Description of the task: Set the listing down again in full, word for word, with the pictures left out.

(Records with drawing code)
++++++
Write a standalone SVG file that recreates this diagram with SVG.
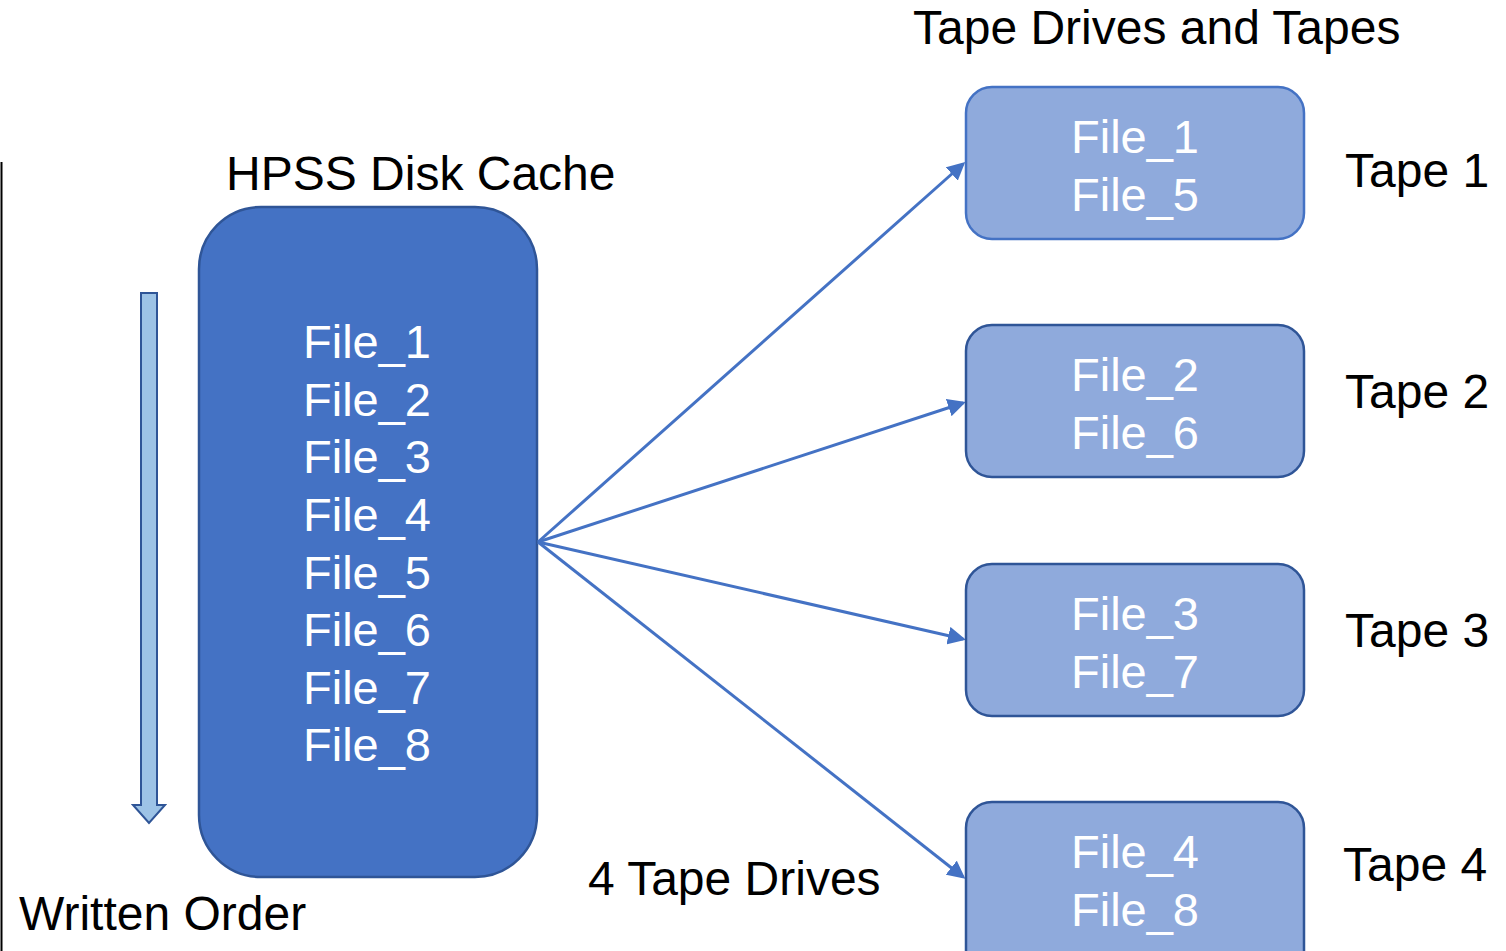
<svg xmlns="http://www.w3.org/2000/svg" width="1506" height="951" viewBox="0 0 1506 951">
<style>
text{font-family:"Liberation Sans",Arial,sans-serif;font-size:48px}
.lbl{fill:#000}
.wt{fill:#fff;text-anchor:middle;font-size:47px}
.tape{fill:#8FAADC;stroke:#2F5597;stroke-width:2.5}
.conn{stroke:#4472C4;stroke-width:3;fill:none;marker-end:url(#ah)}
</style>
<defs>
<marker id="ah" markerWidth="6" markerHeight="6" refX="5" refY="3" orient="auto" markerUnits="strokeWidth">
<path d="M0,0 L6,3 L0,6 Z" fill="#4472C4"/>
</marker>
</defs>
<rect width="1506" height="951" fill="#fff"/>
<line x1="1.5" y1="162" x2="1.5" y2="951" stroke="#000" stroke-width="2"/>
<g id="written-order">
<path d="M141,293 H157 V805 H165 L149,823 L133,805 H141 Z" fill="#9DC3E6" stroke="#2F5597" stroke-width="2"/>
<text class="lbl" x="19" y="930">Written Order</text>
</g>
<g id="disk-cache">
<text class="lbl" x="226" y="190">HPSS Disk Cache</text>
<rect x="199" y="207" width="338" height="670" rx="62" fill="#4472C4" stroke="#2F5597" stroke-width="2.5"/>
<text class="wt" x="367" y="358">File_1</text>
<text class="wt" x="367" y="416">File_2</text>
<text class="wt" x="367" y="473">File_3</text>
<text class="wt" x="367" y="531">File_4</text>
<text class="wt" x="367" y="589">File_5</text>
<text class="wt" x="367" y="646">File_6</text>
<text class="wt" x="367" y="704">File_7</text>
<text class="wt" x="367" y="761">File_8</text>
</g>
<text class="lbl" x="913" y="44">Tape Drives and Tapes</text>
<text class="lbl" x="588" y="895">4 Tape Drives</text>
<g id="connectors">
<line class="conn" x1="538" y1="542" x2="963" y2="164"/>
<line class="conn" x1="538" y1="542" x2="963" y2="403"/>
<line class="conn" x1="538" y1="542" x2="963" y2="639"/>
<line class="conn" x1="538" y1="542" x2="963" y2="877"/>
</g>
<g id="tape1">
<rect class="tape" x="966" y="87" width="338" height="152" rx="26" style="stroke:#4472C4"/>
<text class="wt" x="1135" y="153">File_1</text>
<text class="wt" x="1135" y="211">File_5</text>
<text class="lbl" x="1345" y="187">Tape 1</text>
</g>
<g id="tape2">
<rect class="tape" x="966" y="325" width="338" height="152" rx="26"/>
<text class="wt" x="1135" y="391">File_2</text>
<text class="wt" x="1135" y="449">File_6</text>
<text class="lbl" x="1345" y="408">Tape 2</text>
</g>
<g id="tape3">
<rect class="tape" x="966" y="564" width="338" height="152" rx="26"/>
<text class="wt" x="1135" y="630">File_3</text>
<text class="wt" x="1135" y="688">File_7</text>
<text class="lbl" x="1345" y="647">Tape 3</text>
</g>
<g id="tape4">
<rect class="tape" x="966" y="802" width="338" height="175" rx="26"/>
<text class="wt" x="1135" y="868">File_4</text>
<text class="wt" x="1135" y="926">File_8</text>
<text class="lbl" x="1343" y="881">Tape 4</text>
</g>
</svg>
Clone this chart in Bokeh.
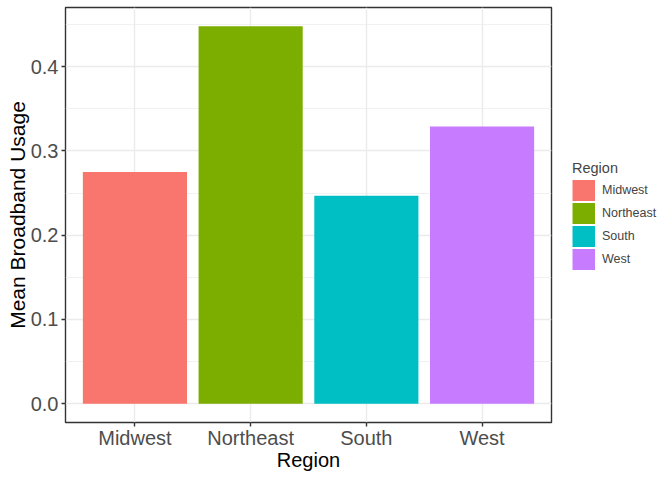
++++++
Final answer:
Write a standalone SVG file that recreates this diagram with SVG.
<svg xmlns="http://www.w3.org/2000/svg" width="1506" height="951" viewBox="0 0 1506 951">
<style>
text{font-family:"Liberation Sans",Arial,sans-serif;font-size:48px}
.lbl{fill:#000}
.wt{fill:#fff;text-anchor:middle;font-size:47px}
.tape{fill:#8FAADC;stroke:#2F5597;stroke-width:2.5}
.conn{stroke:#4472C4;stroke-width:3;fill:none;marker-end:url(#ah)}
</style>
<defs>
<marker id="ah" markerWidth="6" markerHeight="6" refX="5" refY="3" orient="auto" markerUnits="strokeWidth">
<path d="M0,0 L6,3 L0,6 Z" fill="#4472C4"/>
</marker>
</defs>
<rect width="1506" height="951" fill="#fff"/>
<line x1="1.5" y1="162" x2="1.5" y2="951" stroke="#000" stroke-width="2"/>
<g id="written-order">
<path d="M141,293 H157 V805 H165 L149,823 L133,805 H141 Z" fill="#9DC3E6" stroke="#2F5597" stroke-width="2"/>
<text class="lbl" x="19" y="930">Written Order</text>
</g>
<g id="disk-cache">
<text class="lbl" x="226" y="190">HPSS Disk Cache</text>
<rect x="199" y="207" width="338" height="670" rx="62" fill="#4472C4" stroke="#2F5597" stroke-width="2.5"/>
<text class="wt" x="367" y="358">File_1</text>
<text class="wt" x="367" y="416">File_2</text>
<text class="wt" x="367" y="473">File_3</text>
<text class="wt" x="367" y="531">File_4</text>
<text class="wt" x="367" y="589">File_5</text>
<text class="wt" x="367" y="646">File_6</text>
<text class="wt" x="367" y="704">File_7</text>
<text class="wt" x="367" y="761">File_8</text>
</g>
<text class="lbl" x="913" y="44">Tape Drives and Tapes</text>
<text class="lbl" x="588" y="895">4 Tape Drives</text>
<g id="connectors">
<line class="conn" x1="538" y1="542" x2="963" y2="164"/>
<line class="conn" x1="538" y1="542" x2="963" y2="403"/>
<line class="conn" x1="538" y1="542" x2="963" y2="639"/>
<line class="conn" x1="538" y1="542" x2="963" y2="877"/>
</g>
<g id="tape1">
<rect class="tape" x="966" y="87" width="338" height="152" rx="26" style="stroke:#4472C4"/>
<text class="wt" x="1135" y="153">File_1</text>
<text class="wt" x="1135" y="211">File_5</text>
<text class="lbl" x="1345" y="187">Tape 1</text>
</g>
<g id="tape2">
<rect class="tape" x="966" y="325" width="338" height="152" rx="26"/>
<text class="wt" x="1135" y="391">File_2</text>
<text class="wt" x="1135" y="449">File_6</text>
<text class="lbl" x="1345" y="408">Tape 2</text>
</g>
<g id="tape3">
<rect class="tape" x="966" y="564" width="338" height="152" rx="26"/>
<text class="wt" x="1135" y="630">File_3</text>
<text class="wt" x="1135" y="688">File_7</text>
<text class="lbl" x="1345" y="647">Tape 3</text>
</g>
<g id="tape4">
<rect class="tape" x="966" y="802" width="338" height="175" rx="26"/>
<text class="wt" x="1135" y="868">File_4</text>
<text class="wt" x="1135" y="926">File_8</text>
<text class="lbl" x="1343" y="881">Tape 4</text>
</g>
</svg>
Clone this chart in Bokeh.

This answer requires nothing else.